PROVIDED DATA

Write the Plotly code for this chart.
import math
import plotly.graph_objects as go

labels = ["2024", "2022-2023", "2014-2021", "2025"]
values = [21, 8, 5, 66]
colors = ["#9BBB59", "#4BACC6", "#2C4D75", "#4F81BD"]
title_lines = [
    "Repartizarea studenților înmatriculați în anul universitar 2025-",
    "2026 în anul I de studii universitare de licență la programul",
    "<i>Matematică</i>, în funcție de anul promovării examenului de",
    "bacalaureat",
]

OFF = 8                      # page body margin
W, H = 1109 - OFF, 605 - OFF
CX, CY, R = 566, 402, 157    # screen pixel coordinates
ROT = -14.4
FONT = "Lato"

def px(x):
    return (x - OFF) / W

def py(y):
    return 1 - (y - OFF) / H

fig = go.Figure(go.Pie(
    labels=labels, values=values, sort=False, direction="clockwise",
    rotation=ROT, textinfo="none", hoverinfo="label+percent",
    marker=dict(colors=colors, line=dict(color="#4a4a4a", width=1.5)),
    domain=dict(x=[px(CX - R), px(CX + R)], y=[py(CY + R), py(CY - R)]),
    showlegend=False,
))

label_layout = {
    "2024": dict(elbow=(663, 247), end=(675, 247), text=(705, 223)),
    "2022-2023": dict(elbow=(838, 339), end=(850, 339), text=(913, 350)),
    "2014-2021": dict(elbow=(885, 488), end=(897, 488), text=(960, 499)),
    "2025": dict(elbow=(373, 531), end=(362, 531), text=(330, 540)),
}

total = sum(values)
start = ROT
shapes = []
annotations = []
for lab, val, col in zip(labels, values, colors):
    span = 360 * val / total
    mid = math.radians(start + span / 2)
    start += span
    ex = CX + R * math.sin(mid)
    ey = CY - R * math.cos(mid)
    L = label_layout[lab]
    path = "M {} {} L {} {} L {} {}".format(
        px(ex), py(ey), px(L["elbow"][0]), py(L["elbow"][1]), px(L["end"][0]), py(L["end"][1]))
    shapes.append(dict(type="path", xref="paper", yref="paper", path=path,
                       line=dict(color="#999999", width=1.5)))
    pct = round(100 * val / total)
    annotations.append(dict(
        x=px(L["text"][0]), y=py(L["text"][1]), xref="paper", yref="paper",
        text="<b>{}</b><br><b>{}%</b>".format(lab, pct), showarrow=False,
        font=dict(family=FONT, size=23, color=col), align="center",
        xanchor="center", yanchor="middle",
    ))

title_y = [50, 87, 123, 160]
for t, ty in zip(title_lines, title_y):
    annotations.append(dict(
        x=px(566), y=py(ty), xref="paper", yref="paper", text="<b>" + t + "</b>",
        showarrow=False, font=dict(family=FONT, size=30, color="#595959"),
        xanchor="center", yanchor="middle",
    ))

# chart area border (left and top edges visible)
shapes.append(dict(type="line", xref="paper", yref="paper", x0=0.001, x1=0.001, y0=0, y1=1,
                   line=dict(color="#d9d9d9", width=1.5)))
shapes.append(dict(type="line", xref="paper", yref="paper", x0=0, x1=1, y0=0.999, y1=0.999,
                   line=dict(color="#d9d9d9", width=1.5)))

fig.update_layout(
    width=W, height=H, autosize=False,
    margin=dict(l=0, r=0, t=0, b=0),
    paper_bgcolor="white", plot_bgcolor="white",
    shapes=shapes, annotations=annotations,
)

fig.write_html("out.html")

...

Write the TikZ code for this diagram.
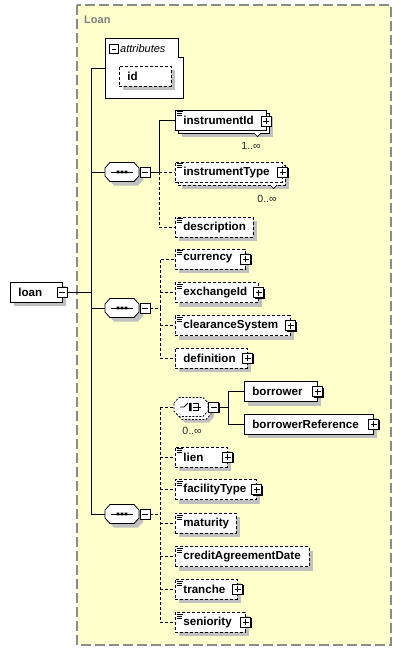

TASK DIRECTIONS
Retype the records above, but only those lines that fall between the line containing "Write the Plotly code for this chart." and the line containing "import plotly.graph_objects as go", with both of those lines included, exactly as written.

EXPECTED ANSWER
Write the Plotly code for this chart.
import math
import plotly.graph_objects as go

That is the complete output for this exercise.